Thanks for the input. I have been eating <again> since last Fri strictly by hunger, with the exception of last night I had made apple crisp for dessert and had some, I don't know if I was hungry bc I did not check in. I ate what I dished and that was it.
I had followed IE about 2 years ago and lost 10 lbs without even noticing. Then the holidays came and all though I did not gain anything I started eating non-mindfully again. Last year I went to school FT for liscensed nurse and did well til the end, I put back on those 10 lbs. So here I am getting back into the swing of things. I have 40 total to release. I have been walking again too. I am job searching so I am trying to get the walking in while I can.
I think for me my big thing is having no real accountability, and I know I need it otherwise I just fall off the wagon.

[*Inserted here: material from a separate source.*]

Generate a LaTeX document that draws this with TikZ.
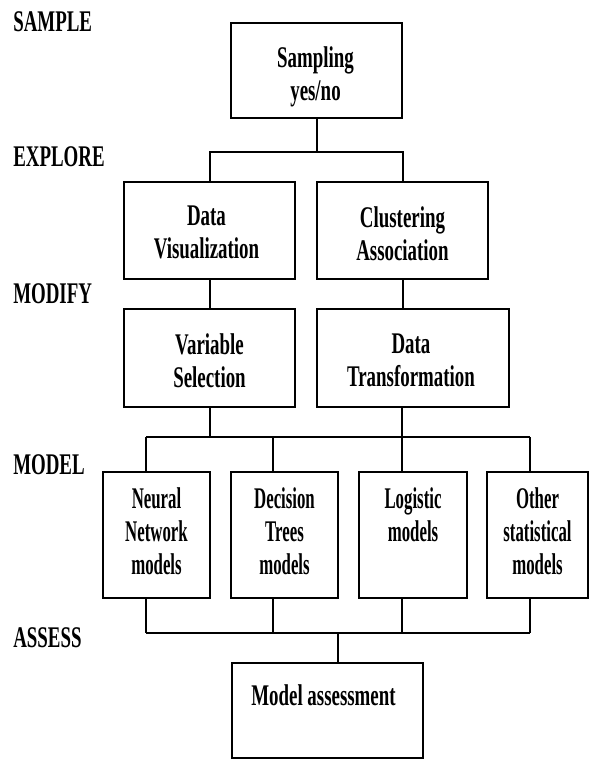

Chantal - Good luck on your job hunt. I think the main thing to remember about eating the apple crisp is that you didn't do anything wrong. You ate what you wanted and no more. I would consider that to be an accomplishment... a + not a -.
I haven't had breakfast this morning. Just had a cup of coffee. We will be going to Charlotte after DH gets blood stick this afternoon so we will eat out then. Not sure if I will eat anything before then or not. Just trying to get back to the place where I know when I'm really hungry. I would like to know the difference in "true" hunger and when I just want the "taste" of something. I think that would be a tremendous help to me.